The novelist told the Lithuanians that he painted a grim portrait of their country -- "chronic coal and electricity shortages, freezing drizzles, drive-by shootings, and heavy dietary reliance on horsemeat," the novel said -- to make a political point: "I have a great deal of sympathy for the former Soviet states" that were "betrayed by the excesses of American globalism," he told a reporter from Lithuanian daily Lietuvos Rytas, according to a transcript of the interview that he attached to his letter. "I exaggerated" Lithuania's "political disarray and economic woes in the late 1990s in order to tell a more vivid and compelling story for American readers."
A spokesman for the Lithuanian embassy, Rolandas Kacinskas, declined to comment on his country's alleged betrayal. But Lithuania, which has boasted a stable currency since 1994, has been a rare zone of free markets and functioning democracy in the lands of the former Soviet Union.
Mr. Franzen's conflict with the Lithuanians was a less-noticed sequel to his public feud with Ms. Winfrey, who accepted "The Corrections" for her book club and then dumped it after Mr. Franzen displayed ambivalence about being associated with the show. The novelist later apologized for his faux pas -- but in the issue of the New Yorker dated December 24 and 31, he describes feeling that the presence of an Oprah camera crew on a trip to his native St. Louis was "fundamentally bogus."

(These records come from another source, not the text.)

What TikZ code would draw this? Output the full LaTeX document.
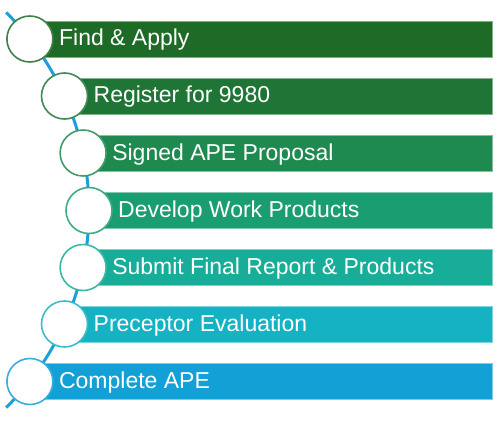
\documentclass[tikz,border=0pt]{standalone}
\usepackage{fontspec}
\setmainfont{Liberation Sans}
\definecolor{paso1}{HTML}{1D6B26}
\definecolor{paso2}{HTML}{1F7536}
\definecolor{paso3}{HTML}{1F8A50}
\definecolor{paso4}{HTML}{1B9D72}
\definecolor{paso5}{HTML}{17AD98}
\definecolor{paso6}{HTML}{14B2C2}
\definecolor{paso7}{HTML}{12A0D7}
\definecolor{linea}{HTML}{1E9FDA}
\begin{document}
\begin{tikzpicture}[x=1pt,y=1pt,
    hito/.style={circle, fill=white, line width=1.6pt, minimum size=46pt, inner sep=0pt},
    etiqueta/.style={text=white, inner sep=0pt, font=\fontsize{23}{27}\selectfont}]
    \useasboundingbox (0,0) rectangle (500,421);

    % Linea curva de la ruta
    \coordinate (centro) at (-188,211);
    \draw[linea, line width=3pt] (centro) ++(45.5:277) arc[start angle=45.5, end angle=-45.5, radius=277];

    % Barras, hitos y etiquetas
    \foreach \i/\x/\y/\texto in {1/29.9/382/Find \& Apply,
                                 2/64.5/325/Register for 9980,
                                 3/83.1/268/Signed APE Proposal,
                                 4/89/210.5/Develop Work Products,
                                 5/83.1/153.5/Submit Final Report \& Products,
                                 6/64.5/97/Preceptor Evaluation,
                                 7/29.9/39.5/Complete APE} {
        \filldraw[fill=paso\i, draw=paso\i!55!white, line width=0.8pt] (\x,\y-18) rectangle (492,\y+18);
        \node[hito, draw=paso\i!85!white] (h\i) at (\x,\y) {};
        \node[etiqueta, anchor=base west] (t\i) at (\x+29,\y-7) {\texto};
    }
\end{tikzpicture}
\end{document}
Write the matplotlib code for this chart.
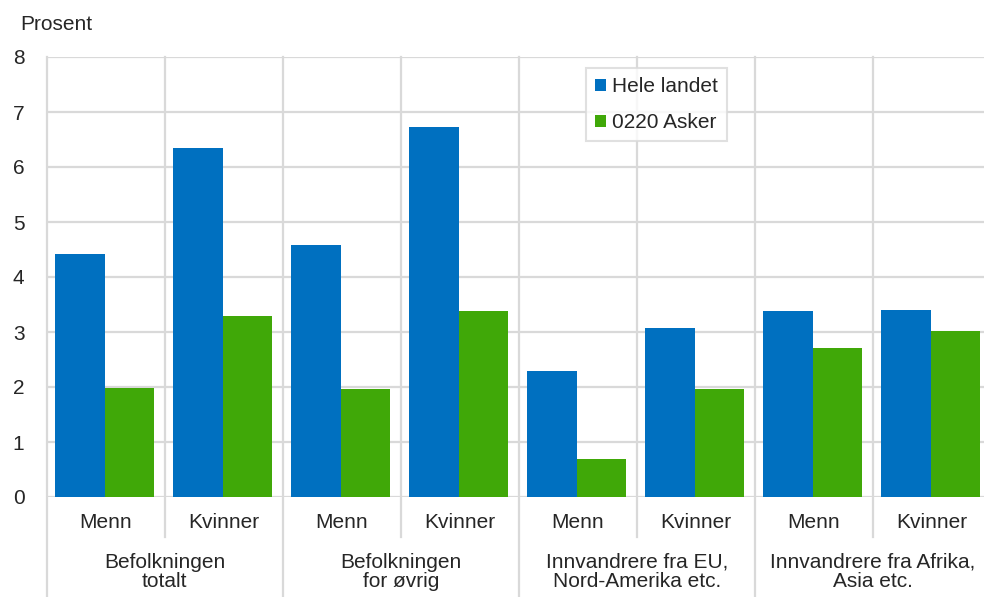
import matplotlib.pyplot as plt
import matplotlib.transforms as mtransforms
import numpy as np

plt.rcParams['font.family'] = ['Liberation Sans', 'DejaVu Sans']

# data
groups = ["Befolkningen\ntotalt", "Befolkningen\nfor øvrig",
          "Innvandrere fra EU,\nNord-Amerika etc.", "Innvandrere fra Afrika,\nAsia etc."]
sexes = ["Menn", "Kvinner"]
hele_landet = [4.41, 6.35, 4.58, 6.73, 2.29, 3.07, 3.38, 3.40]
asker = [1.99, 3.29, 1.97, 3.39, 0.69, 1.97, 2.71, 3.02]
series_names = ["Hele landet", "0220 Asker"]

blue = '#0070C0'
green = '#40A808'
grid = '#D9D9D9'
txt = '#262626'
fs = 15

fig = plt.figure(figsize=(9.84, 5.97), dpi=100)
ax = fig.add_axes([46.7 / 984, 100 / 597, 944 / 984, 440 / 597])

x = np.arange(len(hele_landet))
w = 0.417
ax.bar(x - w / 2 - 0.01, hele_landet, w, color=blue, label=series_names[0], zorder=3)
ax.bar(x + w / 2 - 0.01, asker, w, color=green, label=series_names[1], zorder=3)

ax.set_xlim(-0.5, len(x) - 0.5)
ax.set_ylim(0, 8)
ax.set_yticks(range(0, 9))
ax.tick_params(axis='y', length=0, pad=16, labelsize=fs, labelcolor=txt)
ax.set_xticks([])
for s in ax.spines.values():
    s.set_visible(False)
ax.yaxis.grid(True, color=grid, lw=1.6, zorder=0)

# vertical lines: inside plot and below it
trans = mtransforms.blended_transform_factory(ax.transData, ax.transAxes)
for k in range(len(x)):
    xv = k - 0.5
    bottom = -0.227 if k % 2 == 0 else -0.091
    ax.plot([xv, xv], [1, bottom], transform=trans, color=grid, lw=1.6,
            clip_on=False, zorder=1)

# category labels
for i in x:
    ax.text(i, -0.057, sexes[i % 2], transform=trans, ha='center', va='center',
            fontsize=fs, color=txt)
for g, name in enumerate(groups):
    ax.text(2 * g + 0.5, -0.17, name, transform=trans, ha='center', va='center',
            fontsize=fs, color=txt, linespacing=1.0)

fig.text(20 / 984, 1 - 25 / 597, "Prosent", fontsize=fs, color=txt, va='center')

leg = ax.legend(loc='upper left', bbox_to_anchor=(586 / 984, 1 - 68 / 597),
                bbox_transform=fig.transFigure, frameon=True, fancybox=False,
                edgecolor=grid, fontsize=fs, handlelength=0.5, handleheight=0.5,
                handletextpad=0.3, labelspacing=0.8, borderpad=0.45,
                borderaxespad=0)
leg.get_frame().set_linewidth(1.5)
for t in leg.get_texts():
    t.set_color(txt)

fig.savefig('out.png', dpi=100)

A spokesman for the Oprah Winfrey Show did not return a call seeking comment on the New Yorker article.
At least the Lithuanians have accepted his apology. "It was kind of him to get back to us," Lithuanian embassy spokesman Rolandas Kacinskas said. Now, they're hoping Mr. Franzen will keep his promise to accept their invitation to visit Lithuania.
The novelist wrote that he "will be in northern Europe next October, and would love to take you up on your invitation then. In the meantime, please know that I have the deepest respect for your country."